Late in 1808, a bad attack of yellow fever forced Tancock to return to Britain. A biography credited him with having captured several small Spanish vessels, detained a Danish ship that was condemned as a droit of admiralty, and recaptured a British vessel that had been carrying bale goods from Glasgow to St Thomas's.

Lieutenant Francis Alexander Halliday received promotion to Commander on 29 August 1808, and took command of St Christopher in September. He was her captain on 27 November when she captured Exchange. (Note: A first-class share was worth £239 10s 8½d; a sixth-class share, that of an ordinary seaman, was worth £7 5s 7¼d.)
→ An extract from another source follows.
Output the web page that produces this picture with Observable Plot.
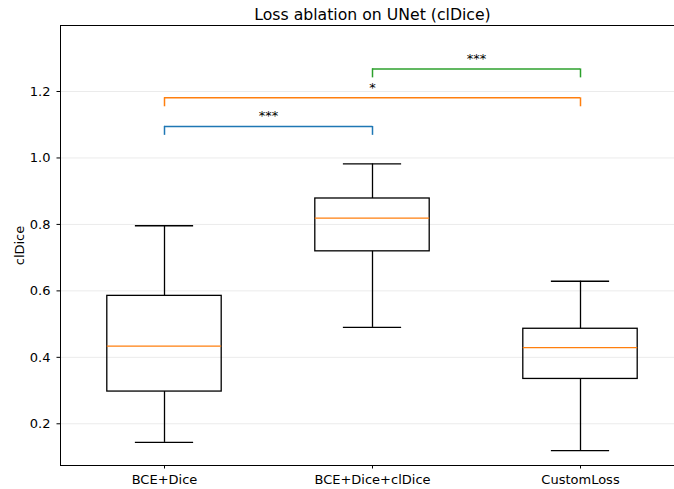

In September 1809, Commander Smith replaced Halliday. However, Admiral Cochrane appointed Henry Nathaniel Rowe acting commander of St Christopher on 19 December; the appointment was confirmed in May 1810. (Note: O'Byrne reports that Rowe commanded St Christopher at the invasion of Guadeloupe (28 January 1810 to 6 February). However, she is not among the vessels named in the announcement in 1847 of the Admiralty award of the Naval General Service Medal with clasp "Guadaloupe" awarded upon application to all British participants still living in 1847.)

In May Rowe transferred to Asp, then under the command of Commander William M'Culloch. Rowe sailed Asp back to Britain with dispatches, and M'Culloch assumed command of St Christopher. On 18 February 1811 St Christopher captured the Spanish slave ship San Josef y Animas. (Note: San Jose y Animas was a schooner owned by Ezequiel Madan, with Juan Villas y Apriera, master. She had left on her slaving voyage on 11 June 1810, gathered slaves at the Gambia, and had sailed from Africa on 9 August. After Saint Christopher captured her, San Jose y Animas arrived at Antigua with 211 slaves. She was condemned there.)

==Fate==
St Christopher was broken up at Antigua in 1811.